Mittal’s moneyman partners with Reuters

Rishi Khosla has seen the future of investment research, and it’s heading straight to India.

Rishi Khosla has seen the future of investment research, and it’s heading straight to India. The 30-year-old co-founder and CEO of Copal Partners struck a deal late last month with media giant Reuters that should result in more big Wall Street firms supplementing their securities analysis with help from Copal’s New Delhibased research team.

The joint venture is targeted at brokerage houses that want to access more historical data and compare it across industries and regions when preparing investment research. Reuters, whose core business is financial information, will supply the raw data. Copal, which has already carved out a niche by providing customized corporate research and sector analysis for investment banks, hedge funds and consulting firms, will analyze the data and present it to customers in a usable form.

“We’re aiming to help major clients expand and maintain their coverage across new geographies, sectors and companies,” Khosla says. “And we think we can do it quicker, better and cheaper than our competitors.”

Reuters hopes the collaboration will give it an edge on rivals Bloomberg and Thomson, which currently do not have relationships with outside analyst teams like Copal’s.
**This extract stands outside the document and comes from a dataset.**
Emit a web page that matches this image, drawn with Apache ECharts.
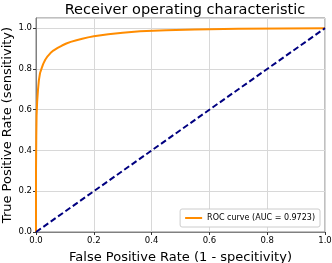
<!DOCTYPE html>
<html><head><meta charset="utf-8">
<script src="https://cdn.jsdelivr.net/npm/echarts@6/dist/echarts.min.js"></script>
<style>html,body{margin:0;padding:0;background:#fff}#c{width:332px;height:263px}</style>
</head><body><div id="c"></div>
<script>
const rocFpr = [0, 0, 0.001, 0.002, 0.004, 0.007, 0.010, 0.014, 0.020, 0.025, 0.032, 0.040, 0.050, 0.060, 0.075, 0.090, 0.105, 0.120, 0.140, 0.160, 0.180, 0.200, 0.250, 0.300, 0.360, 0.450, 0.550, 0.700, 0.850, 1.0];
const rocTpr = [0, 0.30, 0.47, 0.57, 0.64, 0.70, 0.745, 0.78, 0.805, 0.825, 0.845, 0.862, 0.878, 0.890, 0.903, 0.915, 0.925, 0.933, 0.941, 0.948, 0.955, 0.960, 0.970, 0.978, 0.985, 0.990, 0.994, 0.997, 0.999, 1.0];
const diagX = [0, 1];
const diagY = [0, 1];
const xTicks = [0, 0.2, 0.4, 0.6, 0.8, 1.0];
const yTicks = [0, 0.2, 0.4, 0.6, 0.8, 1.0];
const legendLabel = 'ROC curve (AUC = 0.9723)';

const chart = echarts.init(document.getElementById('c'), null, {renderer: 'canvas'});
const font = 'DejaVu Sans';
const fmt = v => (xTicks.concat(yTicks).some(t => Math.abs(t - v) < 1e-9)) ? v.toFixed(1) : '';
chart.setOption({
  animation: false,
  title: {text: 'Receiver operating characteristic', left: 180, top: -2, textAlign: 'center',
    textStyle: {fontFamily: font, fontSize: 14.5, fontWeight: 'normal', color: '#000'}},
  grid: {left: 36, right: 7, top: 18, bottom: 31, show: true, borderColor: '#808080', borderWidth: 1,
    containLabel: false, outerBoundsMode: 'none'},
  legend: {right: 12, bottom: 36, orient: 'horizontal', data: [{name: legendLabel, icon: 'rect'}],
    itemWidth: 17, itemHeight: 2, itemGap: 5, padding: [5, 5, 5, 5],
    borderColor: '#cccccc', borderWidth: 1, borderRadius: 2, backgroundColor: '#fff',
    textStyle: {fontFamily: font, fontSize: 8, color: '#000'}},
  xAxis: {type: 'value', min: 0, max: 1, interval: 0.2,
    name: 'False Positive Rate (1 - specitivity)', nameLocation: 'middle', nameGap: 19, nameMoveOverlap: false,
    nameTextStyle: {fontFamily: font, fontSize: 13, color: '#000'},
    axisLine: {show: true, lineStyle: {color: '#808080', width: 1}},
    axisTick: {show: true, length: 3, lineStyle: {color: '#333'}},
    axisLabel: {fontFamily: font, fontSize: 8.5, color: '#000', margin: 4, formatter: fmt},
    splitLine: {show: true, lineStyle: {color: '#d8d8d8', width: 1}}},
  yAxis: {type: 'value', min: 0, max: 1.05, interval: 0.2,
    name: 'True Positive Rate (sensitivity)', nameLocation: 'middle', nameGap: 22, nameMoveOverlap: false,
    nameTextStyle: {fontFamily: font, fontSize: 13, color: '#000'},
    axisLine: {show: true, lineStyle: {color: '#808080', width: 1}},
    axisTick: {show: true, length: 3, lineStyle: {color: '#333'}},
    axisLabel: {fontFamily: font, fontSize: 8.5, color: '#000', margin: 4, formatter: fmt, showMaxLabel: false},
    splitLine: {show: true, lineStyle: {color: '#d8d8d8', width: 1}}},
  series: [
    {name: legendLabel, type: 'line', showSymbol: false, smooth: false,
      data: rocFpr.map((x, i) => [x, rocTpr[i]]),
      lineStyle: {color: '#ff8c00', width: 2}, itemStyle: {color: '#ff8c00'}},
    {name: 'diag', type: 'line', showSymbol: false,
      data: diagX.map((x, i) => [x, diagY[i]]),
      lineStyle: {color: '#000080', width: 2, type: [6, 3]}, itemStyle: {color: '#000080'}}
  ]
});
</script></body></html>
For Copal, which Khosla founded in 2001 with his friend Joel Perlman, the deal brings wider exposure to potential clients. The firm now employs more than 130 people in India. More than three quarters of Copal’s workforce hold either MBAs or Ph.D.s, and 95 percent are focused on research.

With outsourcing to India such a delicate political topic, Copal’s clients have bound Khosla to strict confidentiality agreements. But the charming, affable young CEO, who has a master’s degree in accounting and finance from the London School of Economics -- and who cut his teeth as a venture capitalist for GE Capital Europe -- has one client who doesn’t mind being named: Lakshmi Mittal. For the past six years, the billionaire global steel magnate has entrusted his personal private equity and venture capital investments to Khosla, who splits his time between Copal’s London office and its research headquarters in New Delhi.

“It’s my hobby,” Khosla says with a laugh about his moonlighting for Mittal. “Yes, it is real in that they’ve given me another chunk of capital to put into play for them, but my full-time focus is on Copal Partners.”